It would be wrong for readers to get so completely distracted by Origen's likening of Jesus to Noah that they assume that Origen isn't also passing on to a reflection that the contemporary Alexandrian Church had developed out of a traditional Jewish interest in the Jubilee.

As such it is very important to pay special attention to the greater context of this statement.  Origen is developing a mystical interpretation of the dimension of the length and width of the ark.  Before this reference to the significance of the number fifty (which represented the 'width' of the ark) he references also the mystical significance of the number one hundred (which is related to the length of the ark):

three hundred is three one hundreds. Now the number one hundred is shown to be full and perfect in everything and to contain the mystery of the whole rational creation, as we read in the Gospels where it says that "a certain man having a hundred sheep, when he lost one of them, left the ninety-nine in the mountains and descended to seek that one which he had lost and when it was found he carried it back on his shoulders and placed it with those ninety-nine which had not been lost." This hundred, therefore, is the number of the whole rational creation, since it does not subsist from itself but has descended from the Trinity and has received the length of its life, that is the grace of immortality, from the Father through the Son and the Holy Spirit. (ibid)

The reader should pay special attention to Origen's discussion because he is clearly and unmistakably recycling older 'gnostic' teachings and recasting them in a way that 'fits' with contemporary orthodoxy.
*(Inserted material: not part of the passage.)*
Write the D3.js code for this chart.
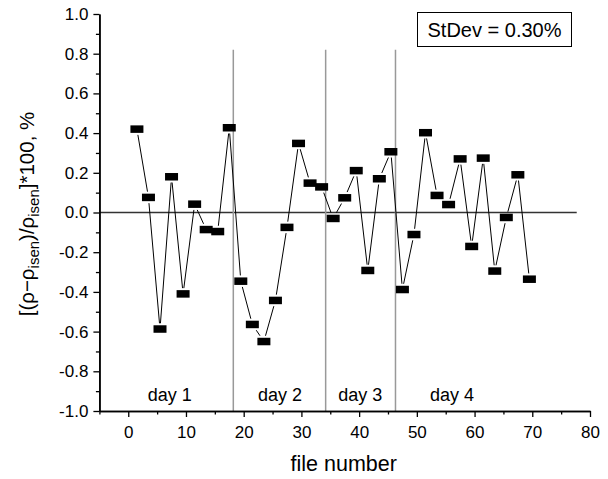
<!DOCTYPE html>
<html>
<head>
<meta charset="utf-8">
<script src="https://cdn.jsdelivr.net/npm/d3@7"></script>
<style>
body { margin: 0; background: #fff; }
text { font-family: Arial, "Liberation Sans", sans-serif; fill: #000; }
</style>
</head>
<body>
<div id="chart"></div>
<script>
// file numbers and relative density deviation, %
var fileNumbers = [1.5, 3.5, 5.5, 7.5, 9.5, 11.5, 13.5, 15.5, 17.5, 19.5, 21.5, 23.5,
	25.5, 27.5, 29.5, 31.5, 33.5, 35.5, 37.5, 39.5, 41.5, 43.5, 45.5, 47.5,
	49.5, 51.5, 53.5, 55.5, 57.5, 59.5, 61.5, 63.5, 65.5, 67.5, 69.5];
var deviations = [0.42, 0.076, -0.587, 0.18, -0.41, 0.042, -0.086, -0.096, 0.427,
	-0.346, -0.564, -0.65, -0.443, -0.075, 0.348, 0.148, 0.129,
	-0.03, 0.074, 0.211, -0.292, 0.17, 0.306,
	-0.388, -0.111, 0.402, 0.086, 0.04, 0.27, -0.171, 0.274, -0.295, -0.025, 0.19, -0.336];

var dayBreaks = [18.2, 34.2, 46.3]; // vertical separators
var dayBreakTop = 0.82;
var dayNames = ["day 1", "day 2", "day 3", "day 4"];
var dayLabelX = [7.2, 26.3, 40.2, 56.1];
var zeroLineEnd = 77.7;

var xTicks = [0, 10, 20, 30, 40, 50, 60, 70, 80];
var xMinorTicks = [-5, 5, 15, 25, 35, 45, 55, 65, 75];
var yTicks = [-1.0, -0.8, -0.6, -0.4, -0.2, 0.0, 0.2, 0.4, 0.6, 0.8, 1.0];
var yMinorTicks = [-0.9, -0.7, -0.5, -0.3, -0.1, 0.1, 0.3, 0.5, 0.7, 0.9];
var stdevText = "StDev = 0.30%";

var width = 608, height = 479;
var padLeft = 99.4, padRight = 590, padTop = 14, padBottom = 411;
var markW = 13, markH = 7.5, gap = 2;

var svg = d3.select("#chart").append("svg")
	.attr("width", width)
	.attr("height", height);

var x = d3.scaleLinear().domain([-5, 80]).range([padLeft, padRight]);
var y = d3.scaleLinear().domain([-1, 1]).range([padBottom, padTop]);

// zero line
svg.append("line")
	.attr("x1", x(-5)).attr("x2", x(zeroLineEnd))
	.attr("y1", y(0)).attr("y2", y(0))
	.style("stroke", "#333").style("stroke-width", 1.3);

// day separators
svg.append("g").selectAll("line").data(dayBreaks).enter().append("line")
	.attr("x1", function(d){ return x(d); })
	.attr("x2", function(d){ return x(d); })
	.attr("y1", y(-1)).attr("y2", y(dayBreakTop))
	.style("stroke", "#999").style("stroke-width", 1.5);

svg.append("g").selectAll("text").data(dayNames).enter().append("text")
	.attr("x", function(d, i){ return x(dayLabelX[i]); })
	.attr("y", 401)
	.attr("text-anchor", "middle")
	.style("font-size", "18px")
	.text(function(d){ return d; });

// connecting lines with a small gap at each marker
var pts = fileNumbers.map(function(f, i){ return [x(f), y(deviations[i])]; });
var segs = svg.append("g");
for (var i = 0; i < pts.length - 1; i++) {
	var p0 = pts[i], p1 = pts[i + 1];
	var dx = p1[0] - p0[0], dy = p1[1] - p0[1];
	var len = Math.sqrt(dx * dx + dy * dy);
	var ux = dx / len, uy = dy / len;
	var t = Math.min((markW / 2 + gap) / Math.abs(ux || 1e-9), (markH / 2 + gap) / Math.abs(uy || 1e-9));
	if (2 * t >= len) continue;
	segs.append("line")
		.attr("x1", p0[0] + ux * t).attr("y1", p0[1] + uy * t)
		.attr("x2", p1[0] - ux * t).attr("y2", p1[1] - uy * t)
		.style("stroke", "#000").style("stroke-width", 1);
}

svg.append("g").selectAll("rect").data(pts).enter().append("rect")
	.attr("x", function(d){ return d[0] - markW / 2; })
	.attr("y", function(d){ return d[1] - markH / 2; })
	.attr("width", markW).attr("height", markH)
	.style("fill", "#000");

// axes (plain hyphen for negatives, as in the original)
var fmtY = function(d){ return d3.format(".1f")(d).replace("\u2212", "-"); };

svg.append("g").attr("transform", "translate(0," + padBottom + ")")
	.call(d3.axisBottom(x).tickValues(xTicks).tickSize(6).tickPadding(9).tickSizeOuter(0));
svg.append("g").attr("transform", "translate(0," + padBottom + ")")
	.call(d3.axisBottom(x).tickValues(xMinorTicks).tickSize(3.5).tickFormat("").tickSizeOuter(0));
svg.append("g").attr("transform", "translate(" + padLeft + ",0)")
	.call(d3.axisLeft(y).tickValues(yTicks).tickSize(6).tickPadding(5).tickSizeOuter(0)
		.tickFormat(fmtY));
svg.append("g").attr("transform", "translate(" + padLeft + ",0)")
	.call(d3.axisLeft(y).tickValues(yMinorTicks).tickSize(3.5).tickFormat("").tickSizeOuter(0));

svg.selectAll(".domain").style("stroke", "#000").style("stroke-width", 1.5);
svg.selectAll(".tick line").style("stroke", "#000").style("stroke-width", 1.3);
svg.selectAll(".tick text").style("font-size", "17px").style("font-family", "Arial, 'Liberation Sans', sans-serif");

// axis titles
svg.append("text")
	.attr("x", (padLeft + padRight) / 2 - 1)
	.attr("y", 471)
	.attr("text-anchor", "middle")
	.style("font-size", "21.5px")
	.text("file number");

var yl = svg.append("text")
	.attr("transform", "translate(34,214) rotate(-90)")
	.attr("text-anchor", "middle")
	.style("font-size", "20.5px");
yl.append("tspan").text("[(ρ\u2212ρ");
yl.append("tspan").attr("dy", 5).style("font-size", "15px").text("isen");
yl.append("tspan").attr("dy", -5).text(")/ρ");
yl.append("tspan").attr("dy", 5).style("font-size", "15px").text("isen");
yl.append("tspan").attr("dy", -5).text("]*100, %");

// stdev box
svg.append("rect")
	.attr("x", 417.5).attr("y", 12.5).attr("width", 154).attr("height", 34)
	.style("fill", "#fff").style("stroke", "#000").style("stroke-width", 1);
svg.append("text")
	.attr("x", 494.5).attr("y", 37)
	.attr("text-anchor", "middle")
	.style("font-size", "20px")
	.text(stdevText);
</script>
</body>
</html>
As we shall demonstrate shortly Origen not only is wholly appropriating his predecessor Clement's symbolic interpretation of the ark but ultimately reaching back to ideas associated with heretical teachers condemned by Irenaeus of Rome.

Despite the superficial addition of the reference to the orthodox concept of 'the Trinity'in his analysis it is not at all difficult to see that Origen has merely borrowed the interpretation of the parable associated with the gnostic followers of Mark (Μάρκος) in Irenaeus.[1]  We should pay special attention to the conclusion of his exegesis of the original passage in Luke and Matthew by noting that Jesus came to restore the one "fallen by ignorance from the one hundred."(ibid)  This is a clear paraphrasing of a gnostic interpretation refuted in Against All Heresies as Irenaeus notes that the followers of Mark promote associating the number one hundred with 'knowledge' and ninety nine with deficiency - "wherefore also they, by means of their "knowledge," avoid the place of ninety-nine, that is, the ὑστέρημα." (Irenaeus AH i.16.2)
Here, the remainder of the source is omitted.